Sam Gentle.com

Little data

I hear a lot lately about Big Data, the process of collecting lots and lots of information and then figuring out how to find meaning in all of it. This is an approach that has become popular in (especially tech) businesses, in science, and even in personal management. When it comes to data, bigger is better. Why have megabytes when you can have gigabyes, and why gigabytes when you can have terabytes? Just think of all the great science you can do with all that data!

Only, I'm not sure it really is science. I mean, one of the fundamental tenets of science is that you test theories with evidence. That means the theory has to come before the evidence does. If you do the experiment first and then figure out the theory afterwards, you fairly quickly fall into the famed phlogiston school of "oh what a coincidence, my theory also explains this evidence". In other words, you're not using the evidence to test the theory, you're using theory to describe the evidence.

Even when they work, there is something fundamentally missing from data-driven approaches; no matter how sophisticated, prediction isn't understanding. Let's say you have a powerful weather prediction model, trained on the biggest Big Data your big Big Data data warehouse can hold. It can tell you with 99.9% accuracy the weather tomorrow based on a thousand different dimensions of input. But do you actually know how the weather works? Have you learned anything about fluid dynamics? Can you turn your predictions into understanding?

I think the essential conflict is that understanding means less data. A terabyte of random-looking numbers can be replaced with a one-line formula if you know the rule that generated them. An enormously sophisticated and complex model can be replaced with a simple one if you figure out what the underlying mechanics are. The standard model of particle physics can fit on a t-shirt. If your model doesn't, either it's more complex than particle physics or you just don't understand it very well.

Now, you might say particle physics is a bad example. The Large Hadron Collider records terabytes of data for every particle collision, surely that's Big Data? That actually gets to the core of the issue; it's not that analysing lots of data can't be useful, but it's a means, not an end. Nobody at CERN started with "hey let's just smash a bunch of particles together and record it all, maybe we'll find some science in there". Theory came first, and the LHC is the experiment that comes after. If there was an easier experiment, some way that didn't require all that data and all that expense, you think anyone would bother with particle colliders?

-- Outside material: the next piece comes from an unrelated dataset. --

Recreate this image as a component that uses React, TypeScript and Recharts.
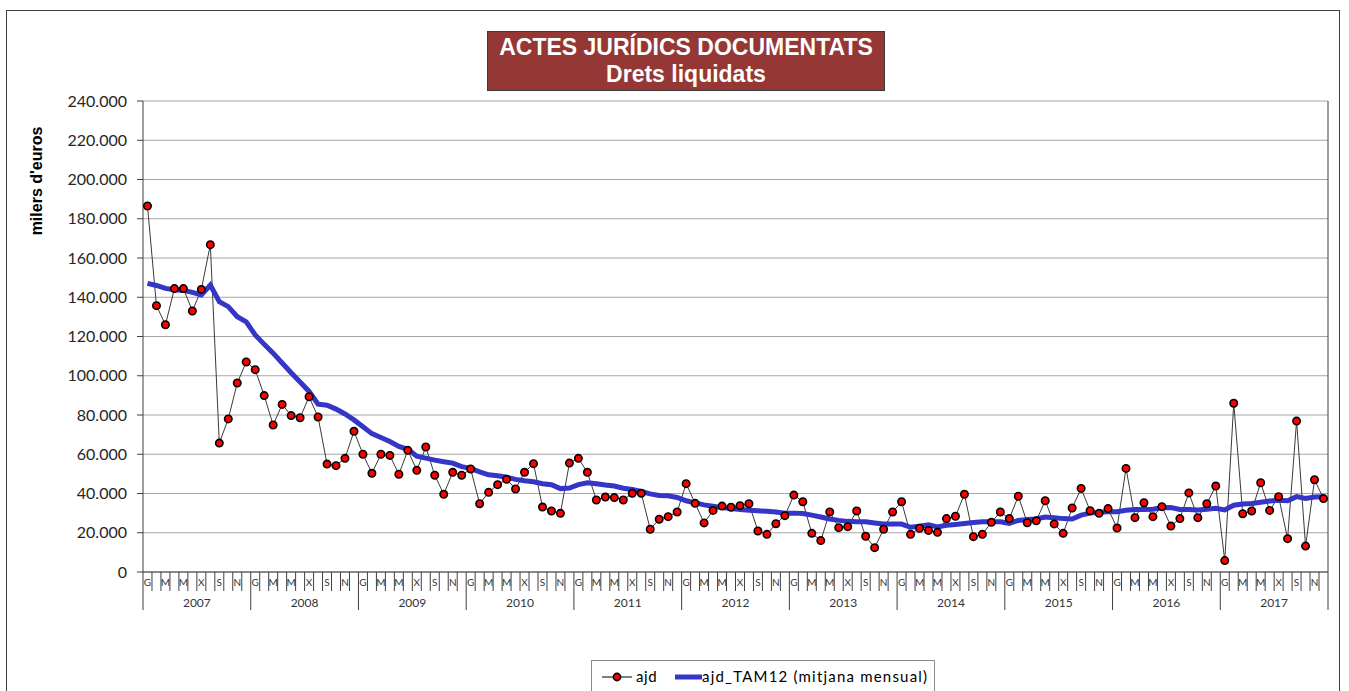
import React from 'react';
import { LineChart, Line, XAxis, YAxis, CartesianGrid } from 'recharts';

// ---------- DATA ----------
const years = ['2007', '2008', '2009', '2010', '2011', '2012', '2013', '2014', '2015', '2016', '2017'];
const monthTickLabels = ['G', '', 'M', '', 'M', '', 'X', '', 'S', '', 'N', ''];

// ajd: monthly values (thousands of euros)
const ajd = [
  186500, 135700, 126000, 144400, 144400, 133000, 144000, 166800, 65700, 78000, 96300, 107000,
  103100, 89900, 74900, 85400, 79700, 78600, 89300, 79000, 55000, 54200, 57900, 71700,
  60000, 50300, 60000, 59400, 49800, 62000, 51800, 63700, 49300, 39600, 50800, 49300,
  52500, 34800, 40600, 44500, 47200, 42300, 50800, 55200, 33100, 31100, 29900, 55500,
  57900, 50800, 36700, 38200, 37900, 36700, 40100, 40100, 21800, 26900, 28200, 30600,
  45000, 35000, 25000, 31400, 33600, 33000, 33800, 34800, 20900, 19200, 24600, 28700,
  39200, 35800, 19700, 16000, 30600, 22600, 23100, 31100, 18200, 12400, 21800, 30600,
  35800, 19200, 22300, 21200, 20200, 27200, 28400, 39600, 18000, 19200, 25300, 30600,
  27200, 38600, 25100, 26100, 36300, 24500, 19700, 32600, 42600, 31200, 29900, 32300,
  22400, 52800, 27700, 35300, 28200, 33300, 23400, 27200, 40300, 27700, 34800, 43800,
  5800, 86000, 29700, 31100, 45500, 31400, 38400, 17000, 76900, 13200, 47000, 37400,
];

// ajd_TAM12: 12-month moving monthly average
const ajdTam12 = [
  147100, 146000, 144500, 143800, 143500, 142500, 141200, 146200, 137700, 135200, 130100, 127500,
  120800, 116000, 111500, 106500, 101500, 96800, 92000, 85500, 85000, 83000, 80500, 77500,
  74000, 70500, 68500, 66500, 64000, 62500, 59000, 58000, 57000, 56200, 55500, 53700,
  52800, 51000, 49500, 49000, 48300, 47200, 46500, 46000, 45000, 44500, 42500, 42800,
  44500, 45500, 45000, 44300, 43800, 42700, 42000, 41000, 39800, 39000, 38800, 38000,
  36300, 35200, 34200, 33500, 32800, 32300, 31900, 31500, 31200, 30900, 30600, 30000,
  30000, 29800, 29000, 28000, 27000, 26300, 25800, 25600, 25600, 25000, 24500, 24500,
  24400, 22800, 23300, 24000, 23000, 23800, 24200, 24700, 25200, 25600, 25600, 25600,
  24800, 26300, 26700, 27000, 28000, 27600, 27200, 27000, 29000, 30000, 30500, 30700,
  30700, 31500, 31900, 31900, 32000, 32700, 32800, 31900, 31800, 31600, 32000, 32500,
  31600, 34000, 34600, 34900, 35500, 36200, 36600, 36300, 38400, 37500, 38200, 38400,
];

const yTicks = [0, 20000, 40000, 60000, 80000, 100000, 120000, 140000, 160000, 180000, 200000, 220000, 240000];

const data = ajd.map((v, i) => ({
  key: `${years[Math.floor(i / 12)]}-${(i % 12) + 1}`,
  month: monthTickLabels[i % 12],
  year: years[Math.floor(i / 12)],
  ajd: v,
  tam: ajdTam12[i],
}));

// ---------- LAYOUT ----------
const W = 1349;
const H = 691;
const MARGIN = { top: 101, right: 20, bottom: 79, left: 0 };
const Y_AXIS_W = 143;
const X_AXIS_H = 40;
const PLOT_W = W - MARGIN.left - MARGIN.right - Y_AXIS_W - 1;
const BAND = PLOT_W / data.length;

const AXIS_COLOR = '#404040';
const TICK_FONT = 'Lato, "Open Sans", "Liberation Sans", sans-serif';

const fmt = (v: number) => {
  if (v === 0) return '0';
  const s = Math.round(v).toString();
  return s.replace(/\B(?=(\d{3})+(?!\d))/g, '.');
};

const MonthYearTick = (props: any) => {
  const { x, y, payload } = props;
  const idx: number = payload && typeof payload.index === 'number' ? payload.index : props.index;
  const bw = BAND;
  const left = x - bw / 2;
  const d = data[idx];
  const isYearStart = idx % 12 === 0;
  const isLast = idx === data.length - 1;
  return (
    <g>
      <line x1={left} x2={left} y1={y} y2={isYearStart ? y + 38 : y + 19} stroke={AXIS_COLOR} strokeWidth={1} />
      {isLast && <line x1={left + bw} x2={left + bw} y1={y} y2={y + 38} stroke={AXIS_COLOR} strokeWidth={1} />}
      {d && d.month && (
        <text x={x} y={y + 14} textAnchor="middle" fontSize={10} fontFamily={TICK_FONT} fill="#333">
          {d.month}
        </text>
      )}
      {isYearStart && d && (
        <text x={left + bw * 6} y={y + 35} textAnchor="middle" fontSize={12} fontFamily={TICK_FONT} fill="#333">
          {d.year}
        </text>
      )}
    </g>
  );
};

const RedDot = (props: any) => {
  const { cx, cy, index } = props;
  if (cx == null || cy == null) return <g key={`d${index}`} />;
  return <circle key={`d${index}`} cx={cx} cy={cy} r={3.7} fill="#ff0000" stroke="#000" strokeWidth={1.6} />;
};

const YLabel = () => (
  <text
    x={38}
    y={181}
    transform="rotate(-90 38 181)"
    textAnchor="middle"
    dominantBaseline="middle"
    fontSize={16}
    fontWeight="bold"
    fontFamily='"Liberation Sans", Arial, sans-serif'
    fill="#000"
  >
    milers d'euros
  </text>
);

export default function App() {
  return (
    <div style={{ position: 'absolute', left: 0, top: 0, width: W, height: H, background: '#fff', overflow: 'hidden' }}>
      {/* outer frame */}
      <div
        style={{
          position: 'absolute',
          left: 6,
          top: 10,
          width: 1334,
          height: 720,
          border: '1px solid #404040',
          boxSizing: 'border-box',
        }}
      />
      <div style={{ position: 'absolute', left: 0, top: 0 }}>
        <LineChart width={W} height={H} data={data} margin={MARGIN}>
          <CartesianGrid yAxisId="left" vertical={false} stroke="#a6a6a6" strokeWidth={1} />
          <XAxis
            dataKey="key"
            type="category"
            interval={0}
            height={X_AXIS_H}
            padding={{ left: BAND / 2, right: BAND / 2 }}
            tickLine={false}
            tickSize={0}
            tickMargin={0}
            axisLine={{ stroke: AXIS_COLOR }}
            tick={<MonthYearTick />}
          />
          <YAxis
            yAxisId="left"
            width={Y_AXIS_W}
            domain={[0, 240000]}
            ticks={yTicks}
            interval={0}
            tickFormatter={fmt}
            axisLine={{ stroke: AXIS_COLOR }}
            tickLine={{ stroke: AXIS_COLOR }}
            tickSize={6}
            tickMargin={10}
            tick={{ fontSize: 16, fontFamily: TICK_FONT, fill: '#262626' }}
            label={<YLabel />}
          />
          <YAxis
            yAxisId="right"
            orientation="right"
            width={1}
            domain={[0, 240000]}
            tick={false}
            tickLine={false}
            axisLine={{ stroke: AXIS_COLOR }}
          />
          <Line
            yAxisId="left"
            type="linear"
            dataKey="ajd"
            name="ajd"
            stroke="#3a3a3a"
            strokeWidth={1}
            dot={<RedDot />}
            activeDot={false}
            isAnimationActive={false}
          />
          <Line
            yAxisId="left"
            type="linear"
            dataKey="tam"
            name="ajd_TAM12 (mitjana mensual)"
            stroke="#3535c8"
            strokeWidth={5}
            dot={false}
            activeDot={false}
            isAnimationActive={false}
          />
        </LineChart>
      </div>
      {/* title box */}
      <div
        style={{
          position: 'absolute',
          left: 487,
          top: 31,
          width: 398,
          height: 60,
          background: '#953735',
          border: '1px solid #3a3a3a',
          boxSizing: 'border-box',
          color: '#fff',
          textAlign: 'center',
          fontFamily: '"Liberation Sans", Arial, sans-serif',
          fontWeight: 'bold',
          fontSize: 23,
          lineHeight: '27px',
          paddingTop: 2,
        }}
      >
        <div>ACTES JURÍDICS DOCUMENTATS</div>
        <div>Drets liquidats</div>
      </div>
      {/* legend */}
      <svg style={{ position: 'absolute', left: 591, top: 660 }} width={344} height={40}>
        <rect x={0.5} y={0.5} width={343} height={45} fill="#fff" stroke="#8c8c8c" strokeWidth={1} />
        <line x1={11} x2={41} y1={17} y2={17} stroke="#000" strokeWidth={1} />
        <circle cx={26} cy={17} r={3.6} fill="#ff0000" stroke="#000" strokeWidth={1.6} />
        <text x={45} y={22} fontSize={15} fontFamily={TICK_FONT} fill="#000" letterSpacing={0.6}>ajd</text>
        <line x1={84} x2={111} y1={17} y2={17} stroke="#3535c8" strokeWidth={5} />
        <text x={111} y={22} fontSize={15} fontFamily={TICK_FONT} fill="#000" letterSpacing={1.2}>ajd_TAM12 (mitjana mensual)</text>
      </svg>
    </div>
  );
}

The most wonderful skill in all of science is to take a complex question and turn it into a simple question, and then use a simple answer to solve both. Big Data is too often a way of answering complex questions without making them simple. What you get is a complex answer, when what you really wanted was a simple one. Sometimes you might need a lot of data to answer a simple question, but often you only need a little, and I think it'd be good to see more hype for little data.